Begin Task input

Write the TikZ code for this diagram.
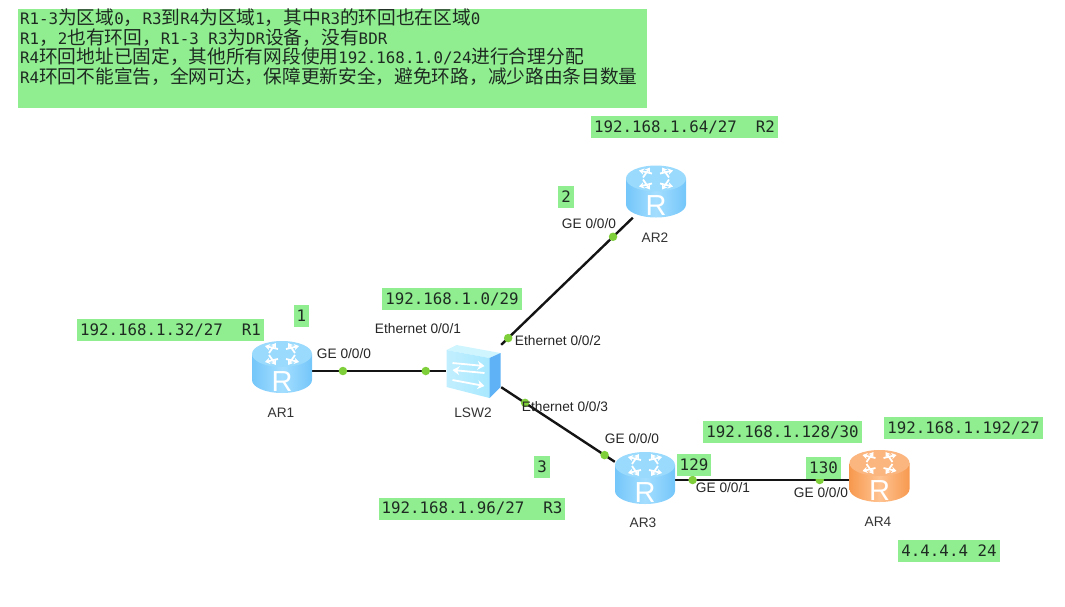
\documentclass[tikz,border=0pt]{standalone}
\usepackage{fontspec}
\setmainfont{Liberation Sans}
\setmonofont{DejaVu Sans Mono}
\newfontfamily\cjkfont{Noto Sans CJK SC}
\usetikzlibrary{positioning,backgrounds,arrows.meta}
\definecolor{notegreen} {HTML}{90EE90}
\definecolor{portgreen} {HTML}{7FCF3A}
\definecolor{linkink}   {HTML}{141414}
\definecolor{textink}   {HTML}{1E2A22}
\definecolor{blueedge}  {HTML}{74C6FA}
\definecolor{bluemid}   {HTML}{A4DEFF}
\definecolor{bluetop}   {HTML}{9ADAFC}
\definecolor{orangeedge}{HTML}{F7994F}
\definecolor{orangemid} {HTML}{FFC391}
\definecolor{orangetop} {HTML}{FBB57E}
\definecolor{swside}    {HTML}{5FB2F6}
\definecolor{swfront}   {HTML}{A8E8FF}
\definecolor{swtop}     {HTML}{CFF5FF}
\newcommand{\zh}[1]{{\cjkfont\fontsize{18.7}{19.5}\selectfont #1}}
\tikzset{
  % --- nodes
  box/.style    = {inner sep=0pt, minimum width=60pt, minimum height=52pt},
  swbox/.style  = {inner sep=0pt, minimum width=55pt, minimum height=52pt},
  tag/.style    = {fill=notegreen, text=textink, inner xsep=3pt, inner ysep=0pt,
                   minimum height=22pt, font=\ttfamily\fontsize{15.8}{18}\selectfont},
  port/.style   = {circle, fill=portgreen, inner sep=0pt, minimum size=8.5pt},
  ifname/.style = {font=\fontsize{13.7}{15}\selectfont, text=black!85, inner sep=0pt},
  devname/.style= {font=\fontsize{13.7}{15}\selectfont, text=black!80, inner sep=0pt},
  % --- edges
  link/.style   = {line width=2.4pt, draw=linkink},
  tip/.style    = {draw=white, line width=1.8pt, -{Stealth[length=5pt,width=6.5pt]}},
  swtip/.style  = {draw=white, line width=1.8pt, -{Stealth[length=7pt,width=9pt]}},
  % --- icons
  router/.pic = {
    \path[left color=#1edge, right color=#1edge, middle color=#1mid]
      (-30,-13) -- (-30,13) arc[start angle=180, end angle=360, x radius=30pt, y radius=13pt]
      -- (30,-13) -- cycle;
    \fill[#1top] (0,-13) ellipse [x radius=30pt, y radius=13pt];
    \foreach \a/\b/\c/\d in {-4/-18/-17/-21, 4/-18/17/-21, -4/-8/-17/-5, 4/-8/17/-5,
                             -13/-14/-6/-24, 13/-14/6/-24, -13/-12/-6/-2, 13/-12/6/-2}
      \draw[tip] (\a,\b) -- (\c,\d);
    \node[text=white, inner sep=0pt, font=\fontsize{29}{29}\selectfont] (letter) at (0,14.5) {R};
  },
  switch/.pic = {
    \fill[swtop] (-27,-21) -- (-17,-26) -- (27,-18) -- (16,-13) -- cycle;
    \path[left color=swfront!70!white, right color=swfront] (-27,-21) -- (16,-13) -- (16,27) -- (-27,16) -- cycle;
    \fill[swside] (16,-13) -- (27,-18) -- (27,16) -- (16,27) -- cycle;
    \draw[swtip] (-21,-8) -- (11,-5);
    \draw[swtip] (11,2) -- (-21,-1);
    \draw[swtip] (-21,9) -- (11,15);
  },
}
\begin{document}
\begin{tikzpicture}[x=1pt,y=-1pt]
  \useasboundingbox (0,0) rectangle (1065,606);
  % --- note
  \node[fill=notegreen, inner sep=0pt, minimum width=629pt, minimum height=99pt] (notebox) at (332.5,58.5) {};
  \node[anchor=north west, inner sep=0pt, align=left, text=textink,
        font=\ttfamily\fontsize{15.8}{19.5}\selectfont] (notetext) at (20,9)
    {R1-3\zh{为区域}0\zh{，}R3\zh{到}R4\zh{为区域}1\zh{，其中}R3\zh{的环回也在区域}0\\
     R1\zh{，}2\zh{也有环回，}R1-3 R3\zh{为}DR\zh{设备，没有}BDR\\
     R4\zh{环回地址已固定，其他所有网段使用}192.168.1.0/24\zh{进行合理分配}\\
     R4\zh{环回不能宣告，全网可达，保障更新安全，避免环路，减少路由条目数量}};
  % --- devices
  \node[box] (ar1) at (282,367) {};
  \node[box] (ar2) at (656,191.5) {};
  \node[box] (ar3) at (645,478) {};
  \node[box] (ar4) at (879.5,476) {};
  \node[swbox] (lsw2) at (473.5,371) {};
  \pic (ar1icon) at (ar1) {router=blue};
  \pic (ar2icon) at (ar2) {router=blue};
  \pic (ar3icon) at (ar3) {router=blue};
  \pic (ar4icon) at (ar4) {router=orange};
  \pic (lsw2icon) at (lsw2) {switch};
  % --- links
  \begin{scope}[on background layer]
    \draw[link] ([yshift=-4pt]ar1.east) -- (lsw2.west);
    \draw[link] (lsw2.north east) -- ([xshift=7pt]ar2.south west);
    \draw[link] ([yshift=10pt]lsw2.south east) -- ([yshift=-10pt]ar3.north west);
    \draw[link] ([yshift=-2pt]ar3.east) -- ([yshift=-4pt]ar4.west);
  \end{scope}
  \path ([yshift=-4pt]ar1.east) -- node[port,pos=.23] (p1) {} node[port,pos=.85] (p2) {} (lsw2.west);
  \path (lsw2.north east) -- node[port,pos=.053] (p3) {} node[port,pos=.85] (p4) {} ([xshift=7pt]ar2.south west);
  \path ([yshift=10pt]lsw2.south east) -- node[port,pos=.21] (p5) {} node[port,pos=.91] (p6) {} ([yshift=-10pt]ar3.north west);
  \path ([yshift=-2pt]ar3.east) -- node[port,pos=.10] (p7) {} node[port,pos=.83] (p8) {} ([yshift=-4pt]ar4.west);
  % --- tags
  \node[tag] (t1) at (684.5,127) {192.168.1.64/27~~R2};
  \node[tag] (t2) at (566,197) {2};
  \node[tag] (t3) at (301.5,316) {1};
  \node[tag] (t4) at (170.5,330) {192.168.1.32/27~~R1};
  \node[tag] (t5) at (452,299) {192.168.1.0/29};
  \node[tag] (t6) at (542,467) {3};
  \node[tag] (t7) at (472,508.5) {192.168.1.96/27~~R3};
  \node[tag] (t8) at (782.5,432) {192.168.1.128/30};
  \node[tag] (t9) at (963.5,428) {192.168.1.192/27};
  \node[tag] (t10) at (694,464.5) {129};
  \node[tag] (t11) at (823.5,468) {130};
  \node[tag] (t12) at (949,550.5) {4.4.4.4 24};
  % --- interface and device names
  \node[ifname] (i1) at (344,354) {GE 0/0/0};
  \node[ifname] (i2) at (418,329) {Ethernet 0/0/1};
  \node[ifname] (i3) at (558,341) {Ethernet 0/0/2};
  \node[ifname] (i4) at (565,407) {Ethernet 0/0/3};
  \node[ifname] (i5) at (589,224) {GE 0/0/0};
  \node[ifname] (i6) at (632,439) {GE 0/0/0};
  \node[ifname] (i7) at (723,488) {GE 0/0/1};
  \node[ifname] (i8) at (821,493) {GE 0/0/0};
  \node[devname] (n1) at (281,413) {AR1};
  \node[devname] (n2) at (473,413) {LSW2};
  \node[devname] (n3) at (655,238) {AR2};
  \node[devname] (n4) at (643,523) {AR3};
  \node[devname] (n5) at (878,522) {AR4};
\end{tikzpicture}
\end{document}
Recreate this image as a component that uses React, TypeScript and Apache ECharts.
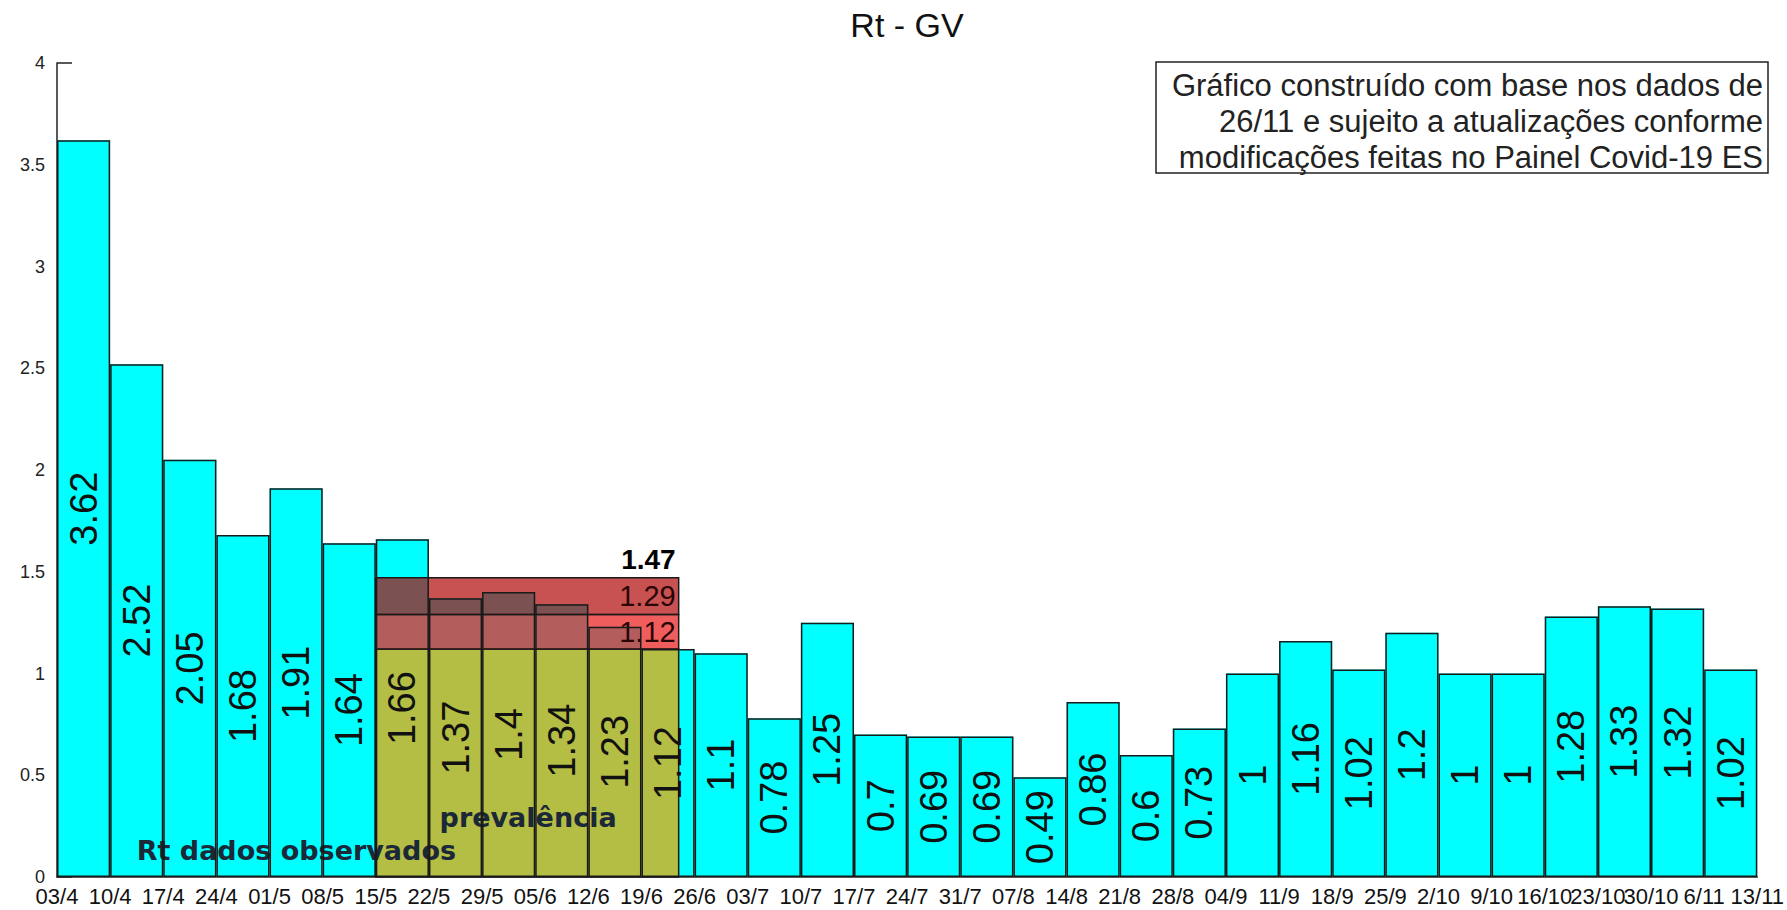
import React, { useEffect, useRef } from 'react';
import * as echarts from 'echarts';

// ---- data ----
const dateLabels = [
  '03/4', '10/4', '17/4', '24/4', '01/5', '08/5', '15/5', '22/5', '29/5', '05/6', '12/6',
  '19/6', '26/6', '03/7', '10/7', '17/7', '24/7', '31/7', '07/8', '14/8', '21/8', '28/8',
  '04/9', '11/9', '18/9', '25/9', '2/10', '9/10', '16/10', '23/10', '30/10', '6/11', '13/11',
];
const rtValues = [
  3.62, 2.52, 2.05, 1.68, 1.91, 1.64, 1.66, 1.37, 1.4, 1.34, 1.23, 1.12, 1.1, 0.78, 1.25, 0.7,
  0.69, 0.69, 0.49, 0.86, 0.6, 0.73, 1, 1.16, 1.02, 1.2, 1, 1, 1.28, 1.33, 1.32, 1.02,
];
// prevalence band: x-range (in week units) and levels (low, mid, high)
const prevRange = [6, 11.7];
const prevLevels = [1.12, 1.29, 1.47];
const yTicks = { min: 0, max: 4, interval: 0.5 };
const titleText = 'Rt - GV';
const noteLines = [
  'Gráfico construído com base nos dados de',
  '26/11 e sujeito a atualizações conforme',
  'modificações feitas no Painel Covid-19 ES',
];
const obsLabel = 'Rt dados observados';
const prevLabel = 'prevalência';

const SANS = '"Liberation Sans", Arial, sans-serif';
const BOLD_FONT = '"DejaVu Sans", "Liberation Sans", sans-serif';
const EDGE = '#1a1a1a';

export default function App() {
  const ref = useRef<HTMLDivElement>(null);

  useEffect(() => {
    if (!ref.current) return;
    const chart = echarts.init(ref.current, null, { renderer: 'svg' });
    const cats = rtValues.map((_, i) => String(i));

    const renderOverlay = (params: any, api: any) => {
      const x0 = api.value(0);
      const x1 = api.value(1);
      const [lo, mid, hi] = prevLevels;
      const rect = (ya: number, yb: number, fill: string) => {
        const p0 = api.coord([x0, yb]);
        const p1 = api.coord([x1, ya]);
        return {
          type: 'rect',
          shape: { x: p0[0], y: p0[1], width: p1[0] - p0[0], height: p1[1] - p0[1] },
          style: { fill, stroke: EDGE, lineWidth: 1.5 },
        };
      };
      const right = api.coord([x1, 0])[0] - 3;
      const yHi = api.coord([x0, hi])[1];
      const yMidBand = api.coord([x0, (mid + hi) / 2])[1];
      const yLowBand = api.coord([x0, (lo + mid) / 2])[1];
      const obsPos = api.coord([1.5, 0.13]);
      const prevPos = api.coord([7.2, 0.29]);
      return {
        type: 'group',
        children: [
          rect(0, lo, '#b4bd44'),
          rect(lo, mid, 'rgba(235,42,42,0.76)'),
          rect(mid, hi, 'rgba(177,7,7,0.70)'),
          {
            type: 'text', x: right, y: yHi - 4,
            style: { text: hi.toString(), fill: '#000', font: `bold 28px ${SANS}`, align: 'right', verticalAlign: 'bottom' },
          },
          {
            type: 'text', x: right, y: yMidBand,
            style: { text: mid.toString(), fill: '#2a0606', font: `29px ${SANS}`, align: 'right', verticalAlign: 'middle' },
          },
          {
            type: 'text', x: right, y: yLowBand,
            style: { text: lo.toString(), fill: '#2a0606', font: `29px ${SANS}`, align: 'right', verticalAlign: 'middle' },
          },
          {
            type: 'text', x: obsPos[0], y: obsPos[1],
            style: { text: obsLabel, fill: '#1b2838', font: `bold 27px ${BOLD_FONT}`, align: 'left', verticalAlign: 'middle' },
          },
          {
            type: 'text', x: prevPos[0], y: prevPos[1],
            style: { text: prevLabel, fill: '#1b2838', font: `bold 27px ${BOLD_FONT}`, align: 'left', verticalAlign: 'middle' },
          },
        ],
      };
    };

    chart.setOption({
      animation: false,
      backgroundColor: '#ffffff',
      grid: { left: 57, right: 24, top: 63, bottom: 33, containLabel: false },
      xAxis: [
        { type: 'category', data: cats, show: false, boundaryGap: true },
        {
          type: 'value',
          min: 0,
          max: rtValues.length,
          interval: 1,
          position: 'bottom',
          splitLine: { show: false },
          axisTick: { show: false },
          axisLine: { show: true, onZero: false, lineStyle: { color: '#222', width: 1.5 } },
          axisLabel: {
            formatter: (v: number) => dateLabels[Math.round(v)] ?? '',
            fontSize: 22,
            fontFamily: SANS,
            color: '#111',
            margin: 8,
            showMinLabel: true,
            showMaxLabel: true,
            hideOverlap: false,
          },
        },
      ],
      yAxis: {
        type: 'value',
        min: yTicks.min,
        max: yTicks.max,
        interval: yTicks.interval,
        axisLine: { show: true, lineStyle: { color: '#222', width: 1.5 } },
        axisTick: { show: true, inside: true, length: 15, lineStyle: { color: '#222', width: 1.5 } },
        splitLine: { show: false },
        axisLabel: { fontSize: 18, fontFamily: SANS, color: '#222', margin: 12 },
      },
      graphic: [
        {
          type: 'text',
          x: 907,
          y: 25,
          style: { text: titleText, fill: '#111', font: `34px ${SANS}`, align: 'center', verticalAlign: 'middle' },
        },
        {
          type: 'rect',
          shape: { x: 1156, y: 62, width: 612, height: 111 },
          style: { fill: '#fff', stroke: '#222', lineWidth: 1.5 },
          z: 10,
        },
        {
          type: 'text',
          x: 1763,
          y: 67,
          z: 11,
          style: {
            text: noteLines.join('\n'),
            fill: '#222',
            font: `31px ${SANS}`,
            lineHeight: 36,
            align: 'right',
            verticalAlign: 'top',
          },
        },
      ],
      series: [
        {
          type: 'bar',
          xAxisIndex: 0,
          data: rtValues,
          barWidth: '100%',
          barGap: '-100%',
          barCategoryGap: '0%',
          itemStyle: { color: '#00ffff', borderWidth: 0 },
          z: 2,
        },
        {
          type: 'custom',
          xAxisIndex: 1,
          yAxisIndex: 0,
          data: [prevRange],
          renderItem: renderOverlay,
          z: 3,
          clip: false,
        },
        {
          type: 'bar',
          xAxisIndex: 0,
          data: rtValues,
          barWidth: '100%',
          barGap: '-100%',
          barCategoryGap: '0%',
          itemStyle: { color: 'rgba(0,0,0,0)', borderColor: EDGE, borderWidth: 1.5 },
          label: {
            show: true,
            position: 'inside',
            rotate: 90,
            fontSize: 38,
            fontFamily: SANS,
            color: '#111',
            formatter: (p: any) => String(p.value),
          },
          z: 4,
        },
      ],
    });

    return () => chart.dispose();
  }, []);

  return (
    <div
      ref={ref}
      style={{ position: 'fixed', left: 0, top: 0, width: 1787, height: 910, background: '#fff' }}
    />
  );
}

End Task input

• **Given exercise**: Find the count of lines in the data above where the string "React" occurs. Provide that number alone.

• **Answer for this exercise**: 2